In Egan-Jones's ratings analysis, dated Saturday, the firm cited the "relatively high level of debt and the difficulty in significantly cutting spending" as being behind its ratings action, rather than the delay in raising the debt ceiling.

"We are less concerned about a short delinquency caused by a delay in raising the debt ceiling than we are about the relatively high debt" to gross domestic product, the firm's president, Sean Egan, said in an email. "We also are concerned about the costs of three undeclared wars [near $3 trillion], failures to take meaningful actions to address the causes of the debt crises [the cost was near $2 trillion], and the rise in entitlement payments stemming from the retirement of the baby boom generation."
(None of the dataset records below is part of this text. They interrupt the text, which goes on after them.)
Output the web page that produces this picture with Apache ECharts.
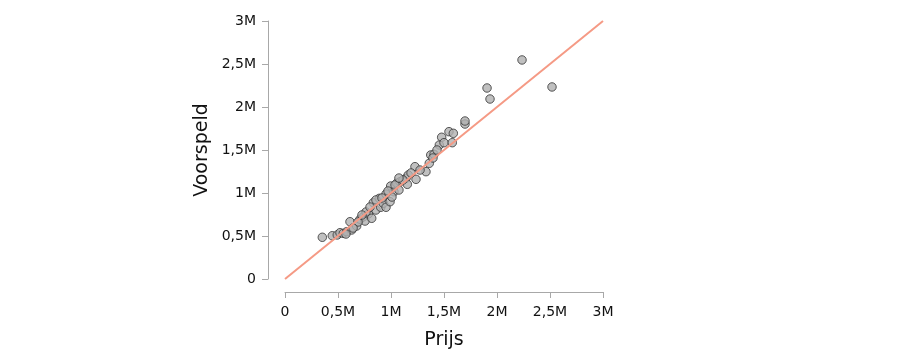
<!DOCTYPE html>
<html>
<head>
<meta charset="utf-8">
<script src="https://cdn.jsdelivr.net/npm/echarts@6/dist/echarts.min.js"></script>
<style>html,body{margin:0;padding:0;background:#fff;}#c{width:900px;height:361px;}</style>
</head>
<body>
<div id="c"></div>
<script>
// Observed price (Prijs), in millions
var prijs = [0.352,0.446,0.493,0.519,0.550,0.582,0.613,0.629,0.676,0.708,0.739,0.755,0.786,0.818,0.833,0.858,0.890,0.903,0.927,0.953,0.953,0.991,0.997,1.028,1.054,1.075,1.085,1.142,1.163,1.154,1.236,1.226,1.330,1.361,1.375,1.406,1.456,1.478,1.500,1.547,1.588,1.578,1.698,1.698,1.906,1.934,2.236,2.519,
  0.689,0.764,0.802,0.858,0.915,1.009,1.038,1.113,1.189,1.274,1.434,1.396,0.575,0.642,0.726,0.972,1.075];
// Predicted (Voorspeld), in millions
var voorspeld = [0.485,0.503,0.512,0.538,0.531,0.550,0.666,0.570,0.616,0.694,0.724,0.674,0.756,0.706,0.887,0.802,0.938,0.834,0.880,0.834,0.988,0.899,1.081,1.015,1.113,1.035,1.131,1.171,1.209,1.101,1.159,1.306,1.248,1.345,1.442,1.450,1.558,1.648,1.585,1.713,1.694,1.585,1.802,1.837,2.221,2.093,2.547,2.233,
  0.663,0.779,0.837,0.919,0.942,0.953,1.093,1.151,1.233,1.267,1.500,1.407,0.523,0.593,0.744,1.023,1.174];
var identityLine = [[0,0],[3,3]];
var tickValues = [0, 0.5, 1, 1.5, 2, 2.5, 3];

var pts = prijs.map(function(x,i){return [x*1e6, voorspeld[i]*1e6];});
var linePts = identityLine.map(function(p){return [p[0]*1e6,p[1]*1e6];});

function fmt(v){
  if (v === 0) return '0';
  return String(v/1e6).replace('.', ',') + 'M';
}
var font = 'DejaVu Sans';
var chart = echarts.init(document.getElementById('c'), null, {renderer:'canvas'});
var axisCommon = {
  type:'value', min:0, max:3e6, interval:0.5e6,
  splitLine:{show:false},
  axisLine:{show:true, onZero:false, lineStyle:{color:'#a8a8a8', width:1}},
  axisTick:{show:true, length:6, lineStyle:{color:'#a8a8a8'}},
  axisLabel:{formatter:fmt, color:'#111', fontSize:14, fontFamily:font},
  nameLocation:'middle',
  nameTextStyle:{color:'#111', fontSize:19, fontFamily:font}
};
chart.setOption({
  animation:false,
  grid:{left:285, right:297, top:21, bottom:82, containLabel:false},
  xAxis: Object.assign({}, axisCommon, {name:'Prijs', offset:13, nameGap:39, axisLabel:Object.assign({}, axisCommon.axisLabel, {margin:13})}),
  yAxis: Object.assign({}, axisCommon, {name:'Voorspeld', offset:17, nameGap:56, axisLabel:Object.assign({}, axisCommon.axisLabel, {margin:12})}),
  series:[
    {type:'scatter', data:pts, symbolSize:8.5, z:2,
      itemStyle:{color:'#b0b0b0', borderColor:'#333', borderWidth:1}},
    {type:'line', data:linePts, symbol:'none', z:3,
      lineStyle:{color:'#f59a85', width:2}}
  ]
});
</script>
</body>
</html>
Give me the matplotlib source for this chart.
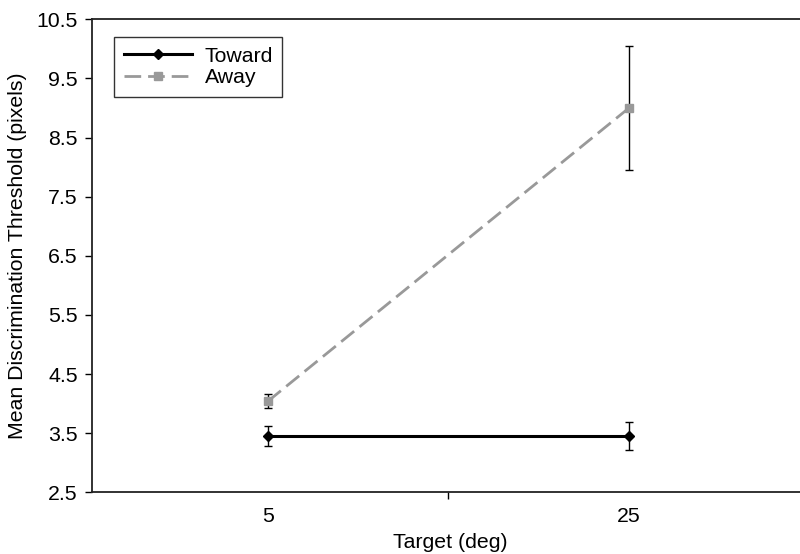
import matplotlib
matplotlib.use('Agg')
import matplotlib.pyplot as plt
from matplotlib.ticker import FixedLocator

plt.rcParams['font.family'] = ['Liberation Sans', 'DejaVu Sans']

# category labels and series values
targets = ['5', '25']
toward_mean = [3.45, 3.45]
toward_err = [0.17, 0.24]
away_mean = [4.04, 9.00]
away_err = [0.12, 1.05]

y_ticks = [2.5, 3.5, 4.5, 5.5, 6.5, 7.5, 8.5, 9.5, 10.5]

FS = 15.3

fig = plt.figure(figsize=(8, 5.54), dpi=100)
ax = fig.add_axes([91.7 / 800, 1 - 492.3 / 554,
                   (809.5 - 91.7) / 800, (492.3 - 19.3) / 554])

xs = list(range(len(targets)))

ax.errorbar(xs, toward_mean, yerr=toward_err, fmt='none', ecolor='black',
            elinewidth=1.0, capsize=2.6, capthick=1.0, zorder=2)
ax.errorbar(xs, away_mean, yerr=away_err, fmt='none', ecolor='black',
            elinewidth=1.0, capsize=2.6, capthick=1.0, zorder=2)

ax.plot(xs, toward_mean, color='black', linewidth=2.2, marker='D',
        markersize=5, label='Toward', zorder=3)
ax.plot(xs, away_mean, color='#999999', linewidth=2.0, dashes=(6, 2.5),
        marker='s', markersize=6, label='Away', zorder=3)

ax.set_xlim(-0.488, 1.5)
ax.set_ylim(2.5, 10.5)
ax.set_yticks(y_ticks)
ax.set_yticklabels([f'{v:.1f}' for v in y_ticks])
ax.set_xticks(xs)
ax.set_xticklabels(targets)
ax.xaxis.set_minor_locator(FixedLocator([-0.5, 0.5, 1.5]))

ax.tick_params(axis='x', which='major', length=0, pad=10.5, labelsize=FS)
ax.tick_params(axis='x', which='minor', length=5, width=1, direction='out')
ax.tick_params(axis='y', which='major', length=5, width=1, direction='out',
               pad=5, labelsize=FS)

for sp in ax.spines.values():
    sp.set_color('#222222')
    sp.set_linewidth(1.3)

ax.set_xlabel('Target (deg)', fontsize=FS, labelpad=5)
ax.set_ylabel('Mean Discrimination Threshold (pixels)', fontsize=FS, labelpad=7)

leg = ax.legend(loc='upper left', bbox_to_anchor=(0.0313, 0.962),
                fontsize=FS, frameon=True, fancybox=False, edgecolor='black',
                handlelength=3.2, handletextpad=0.6, labelspacing=0.1,
                borderpad=0.45, borderaxespad=0)
leg.get_frame().set_linewidth(1.0)

fig.savefig('out.png', dpi=100)
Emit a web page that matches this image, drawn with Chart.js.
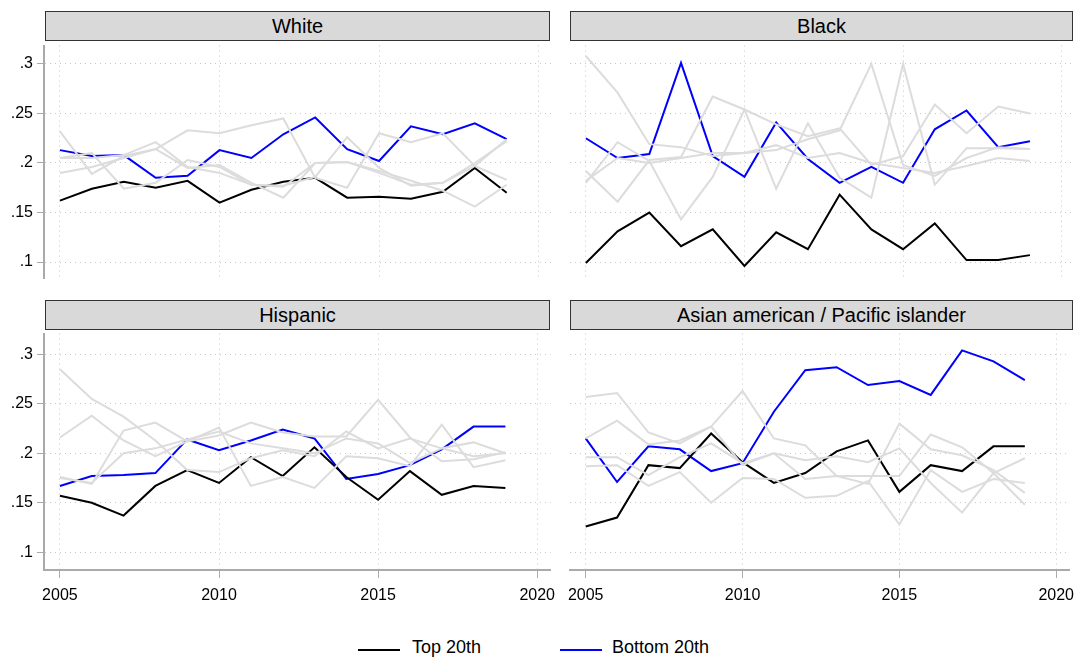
<!DOCTYPE html>
<html>
<head>
<meta charset="utf-8">
<script src="https://cdn.jsdelivr.net/npm/chart.js@4"></script>
<style>
  body { margin:0; background:#fff; font-family:Arial, "Liberation Sans", sans-serif; }
  .wrap { position:absolute; }
  .hdr { position:absolute; background:#d9d9d9; border:1px solid #333; box-sizing:border-box;
         text-align:center; font-size:20px; line-height:28px; color:#000; }
  .leg { position:absolute; top:637px; font-size:18px; }
  .leg span.l { position:absolute; top:12px; height:2px; }
</style>
</head>
<body>
<div class="hdr" style="left:45px;top:11px;width:505px;height:30px">White</div>
<div class="hdr" style="left:570px;top:11px;width:503px;height:30px">Black</div>
<div class="hdr" style="left:45px;top:300px;width:505px;height:30px">Hispanic</div>
<div class="hdr" style="left:570px;top:300px;width:503px;height:30px">Asian american / Pacific islander</div>

<div class="wrap" style="left:0;top:32px;width:552px;height:260px"><canvas id="c1"></canvas></div>
<div class="wrap" style="left:526px;top:32px;width:549px;height:260px"><canvas id="c2"></canvas></div>
<div class="wrap" style="left:0;top:320px;width:563px;height:290px"><canvas id="c3"></canvas></div>
<div class="wrap" style="left:526px;top:320px;width:556px;height:290px"><canvas id="c4"></canvas></div>

<div class="leg" style="left:0;width:1082px;height:24px">
  <span class="l" style="left:358px;width:42px;background:#000"></span>
  <span style="position:absolute;left:412px;top:0">Top 20th</span>
  <span class="l" style="left:560px;width:42px;background:#0000ff"></span>
  <span style="position:absolute;left:612px;top:0">Bottom 20th</span>
</div>

<script>
var years = [2005,2006,2007,2008,2009,2010,2011,2012,2013,2014,2015,2016,2017,2018,2019];
var xTicks = [2005,2010,2015,2020];
var yTicks = [0.1,0.15,0.2,0.25,0.3];
var yTickLabels = ['.1','.15','.2','.25','.3'];

// White
var whiteTop = [.162,.174,.181,.175,.182,.160,.173,.181,.185,.165,.166,.164,.171,.195,.170];
var whiteBottom = [.213,.207,.208,.185,.187,.213,.205,.229,.246,.214,.202,.237,.229,.240,.224];
var whiteG1 = [.232,.189,.207,.214,.195,.198,.180,.165,.200,.201,.192,.182,.172,.156,.178];
var whiteG2 = [.205,.210,.174,.180,.203,.196,.178,.177,.186,.226,.195,.177,.180,.197,.224];
var whiteG3 = [.190,.196,.205,.214,.233,.230,.238,.245,.185,.175,.230,.221,.230,.197,.183];
var whiteG4 = [.205,.205,.208,.221,.196,.190,.178,.176,.200,.201,.190,.178,.180,.200,.222];

// Black
var blackTop = [.099,.131,.150,.116,.133,.096,.130,.113,.168,.133,.113,.139,.102,.102,.107];
var blackBottom = [.225,.205,.209,.301,.207,.186,.241,.204,.180,.196,.180,.234,.253,.216,.222];
var blackG1 = [.308,.271,.219,.216,.207,.210,.213,.224,.233,.300,.198,.187,.205,.216,.214];
var blackG2 = [.192,.161,.203,.206,.267,.254,.239,.227,.235,.198,.207,.259,.230,.257,.250];
var blackG3 = [.180,.221,.202,.143,.186,.254,.174,.240,.185,.165,.300,.178,.215,.215,.214];
var blackG4 = [.182,.205,.200,.205,.210,.210,.218,.205,.210,.200,.195,.190,.197,.205,.202];

// Hispanic
var hispTop = [.157,.150,.137,.167,.183,.170,.196,.177,.206,.176,.153,.182,.158,.167,.165];
var hispBottom = [.167,.177,.178,.180,.214,.203,.213,.224,.215,.174,.179,.188,.204,.227,.227];
var hispG1 = [.285,.255,.237,.213,.183,.181,.195,.203,.197,.222,.205,.215,.205,.211,.200];
var hispG2 = [.216,.238,.213,.197,.212,.226,.167,.176,.165,.197,.195,.187,.229,.186,.193];
var hispG3 = [.176,.169,.223,.231,.212,.218,.231,.221,.217,.217,.254,.216,.192,.194,.201];
var hispG4 = [.175,.170,.200,.205,.214,.222,.210,.205,.200,.215,.210,.190,.205,.197,.200];

// Asian american / Pacific islander
var asianTop = [.126,.135,.188,.185,.220,.191,.170,.180,.202,.213,.161,.188,.182,.207,.207];
var asianBottom = [.215,.171,.207,.204,.182,.190,.242,.284,.287,.269,.273,.259,.304,.293,.274];
var asianG1 = [.257,.261,.221,.210,.227,.263,.215,.208,.177,.177,.177,.219,.206,.180,.195];
var asianG2 = [.215,.233,.209,.213,.227,.188,.200,.174,.177,.169,.230,.204,.198,.183,.160];
var asianG3 = [.187,.188,.167,.181,.150,.175,.174,.155,.157,.172,.128,.183,.161,.174,.170];
var asianG4 = [.196,.196,.178,.196,.210,.190,.200,.193,.197,.191,.205,.170,.140,.180,.148];

function pts(arr) {
  return arr.map(function(v, i) { return {x: years[i], y: v}; });
}

function makePanel(id, top, bottom, grays, showY, showX) {
  var ds = [];
  grays.forEach(function(g) {
    ds.push({data: pts(g), borderColor: '#dcdcdc', borderWidth: 2, pointRadius: 0, tension: 0});
  });
  ds.push({data: pts(top), borderColor: '#000000', borderWidth: 2, pointRadius: 0, tension: 0});
  ds.push({data: pts(bottom), borderColor: '#0000ff', borderWidth: 2, pointRadius: 0, tension: 0});

  var yMin = showX ? 0.082 : 0.0835;
  var yMax = showX ? 0.321 : 0.3185;
  new Chart(document.getElementById(id), {
    type: 'line',
    data: {datasets: ds},
    options: {
      responsive: true,
      maintainAspectRatio: false,
      animation: false,
      layout: {padding: 0},
      plugins: {legend: {display: false}, tooltip: {enabled: false}},
      scales: {
        x: {
          type: 'linear',
          min: 2004.5, max: 2020.42,
          display: true,
          afterBuildTicks: function(s) { s.ticks = xTicks.map(function(v) { return {value: v}; }); },
          afterFit: function(s) { s.height = showX ? 40 : 0; },
          grid: {color: '#c8c8c8', lineWidth: 1, drawTicks: showX, tickLength: 8, tickColor: '#aaa'},
          border: {display: showX, color: '#aaa', width: 2, dash: [1, 4]},
          ticks: {display: showX, color: '#000', font: {size: 16, family: 'Arial'}, padding: 8, maxRotation: 0,
                  callback: function(v) { return String(v); }}
        },
        y: {
          min: yMin, max: yMax,
          afterBuildTicks: function(s) { s.ticks = yTicks.map(function(v) { return {value: v}; }); },
          afterFit: function(s) { s.width = 44; },
          grid: {color: '#c8c8c8', lineWidth: 1, drawTicks: showY, tickLength: 7, tickColor: '#aaa'},
          border: {display: showY, color: '#aaa', width: 2, dash: [1, 4]},
          ticks: {
            display: true, color: showY ? '#000' : 'rgba(0,0,0,0)', font: {size: 16, family: 'Arial'}, padding: 4,
            callback: function(v) {
              var i = yTicks.findIndex(function(t) { return Math.abs(t - v) < 1e-9; });
              return i >= 0 ? yTickLabels[i] : '';
            }
          }
        }
      }
    }
  });
}

makePanel('c1', whiteTop, whiteBottom, [whiteG1, whiteG2, whiteG3, whiteG4], true, false);
makePanel('c2', blackTop, blackBottom, [blackG1, blackG2, blackG3, blackG4], false, false);
makePanel('c3', hispTop, hispBottom, [hispG1, hispG2, hispG3, hispG4], true, true);
makePanel('c4', asianTop, asianBottom, [asianG1, asianG2, asianG3, asianG4], false, true);
</script>
</body>
</html>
Mr. Egan announced the downgrade Monday on CNBC.

Treasury Department officials warn that after Aug. 2, the government will run out of cash to meet all its financial obligations, including debt payments and Social Security benefits.

Republicans and Democrats have proposed reducing the budget deficit by close to $4 trillion over 10 years, but efforts to craft such a "grand bargain" which would pave the way for Congress to increase the debt ceiling have crumbled largely over the impasse over raising taxes. Democrats want to include tax increases; Republicans don't.

With few signs of movement over the weekend on negotiations, Senate leaders are planning this week to unveil a backup plan that would force more budget wrangling before the end of the year.

In its seven-page ratings analysis, Egan-Jones noted that the U.S's debt to GDP was in excess of 100% compared to Canada's 35%.

Egan-Jones placed the U.S. on negative ratings watch March 1. Unlike Moody's and Standard & Poor's, Egan-Jones adopts a subscription-based model for distributing its research, in which investors pay it to rate securities. Its analysis typically aren't immediately made public.